I can still vividly remember many of the powerful scenes in that film, even after all these years. I am sure that is because I had the privilege of seeing it five times on five successive days.

Folded house

I’ve been wondering what the possibilities are of living in a “folded house”. By this, I mean the following:

Imagine that when you are inside your home, you are wearing really good future virtual reality specs. You can see the entire physical space around you, but transformed in any way you want by virtue of software filters.

So your ceiling might actually only be seven feet high, but you might have things set up so that you see vaulting cathedral ceilings.

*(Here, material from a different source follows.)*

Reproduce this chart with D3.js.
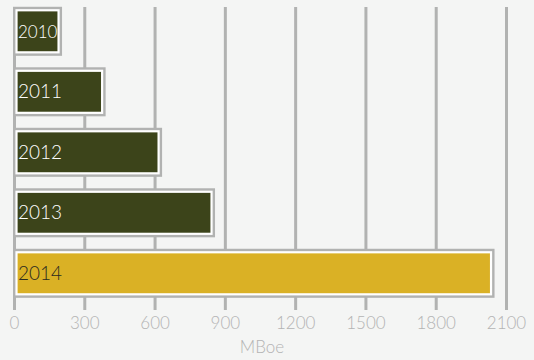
<!DOCTYPE html>
<html>
<head>
<meta charset="utf-8">
<script src="https://cdn.jsdelivr.net/npm/d3@7"></script>
<style>
  html, body { margin: 0; padding: 0; background: #f4f5f4; }
  svg { display: block; font-family: Lato, "Open Sans", sans-serif; }
</style>
</head>
<body>
<div id="chart-container"></div>
<script>
const years = ['2010', '2011', '2012', '2013', '2014'];
const values = [188, 374, 615, 841, 2034];
const xTicks = [0, 300, 600, 900, 1200, 1500, 1800, 2100];
const axisTitle = 'MBoe';

const width = 534;
const height = 360;
const gridColor = '#b1b2b1';
const darkBar = '#3c441a';
const goldBar = '#dab125';

const svg = d3.select('#chart-container')
    .append('svg')
    .attr('width', width)
    .attr('height', height);

svg.append('rect')
    .attr('width', width)
    .attr('height', height)
    .attr('fill', '#f4f5f4');

const xScale = d3.scaleLinear([0, 2100], [14.5, 506.5]);
const yScale = d3.scaleBand(years, [0, 304.6])
    .paddingInner(0.305)
    .paddingOuter(0.17);

// Grid lines + ticks
svg.append('g')
    .selectAll('line')
    .data(xTicks)
    .join('line')
      .attr('x1', d => xScale(d))
      .attr('x2', d => xScale(d))
      .attr('y1', 7)
      .attr('y2', 310)
      .attr('stroke', gridColor)
      .attr('stroke-width', 3);

// Tick labels
svg.append('g')
    .selectAll('text')
    .data(xTicks)
    .join('text')
      .text(d => d)
      .attr('x', d => xScale(d))
      .attr('y', 329)
      .attr('text-anchor', 'middle')
      .attr('font-size', 17)
      .attr('font-weight', 300)
      .attr('fill', '#b3b3b3');

svg.append('text')
    .text(axisTitle)
    .attr('x', 262)
    .attr('y', 353)
    .attr('text-anchor', 'middle')
    .attr('font-size', 17)
    .attr('font-weight', 300)
    .attr('fill', '#b3b3b3');

// Bars: gray outline, white inner edge, fill
const barX = xScale(0) + 2;
const bars = svg.append('g')
    .selectAll('g')
    .data(years)
    .join('g');

bars.append('rect')
    .attr('x', barX)
    .attr('y', d => yScale(d))
    .attr('width', (d, i) => xScale(values[i]) - barX)
    .attr('height', yScale.bandwidth())
    .attr('fill', 'none')
    .attr('stroke', gridColor)
    .attr('stroke-width', 7);

bars.append('rect')
    .attr('x', barX)
    .attr('y', d => yScale(d))
    .attr('width', (d, i) => xScale(values[i]) - barX)
    .attr('height', yScale.bandwidth())
    .attr('fill', (d, i) => i === years.length - 1 ? goldBar : darkBar)
    .attr('stroke', '#ffffff')
    .attr('stroke-width', 2.2);

bars.append('text')
    .text(d => d)
    .attr('x', 18)
    .attr('y', d => yScale(d) + yScale.bandwidth() / 2 + 6.5)
    .attr('font-size', (d, i) => i === 0 ? 17 : 19)
    .attr('font-weight', 300)
    .attr('fill', (d, i) => i === years.length - 1 ? '#2b2b20' : '#ffffff');
</script>
</body>
</html>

Or you might have large virtual picture windows, which look out onto the landscape of your choice.

In addition, redirected walking would allow you to have the illusion of inhabiting a much larger space than you physically occupy. The same two or three modest sized rooms might, with the right software, feel like a large mansion.

You can also upgrade your house size entirely through software. Adding more “rooms” would be very easy, and rather inexpensive.

I’m not sure what the real limits are here, but I think it’s worth pursuing. In not too many years, VR technology will advance to the point where all of this may start to be relevant to millions of people.

Speaking fast

Today I was watching a video tutorial that had been sped up by a factor of two. Everything was perfectly comprehensible.

That experience leads me to an odd train of thought. Suppose, when the proper situation called for it, we could all learn to speak twice as fast in real life?

There are already special circumstances in which this was done. For example, we’ve all heard the rapid speech of auctioneers. And any fan of Gilbert and Sullivan knows all too well the pleasures of the sped-up patter song.

I would certainly not want to see rapid speech creep into ordinary social discourse, but it might prove useful under specialized circumstances. For example, I could imagine it being very useful during any rapid-response situation.

I wonder whether this is a skill that could be generally taught and learned. If so, it might lead to some interesting efficiencies, when properly applied.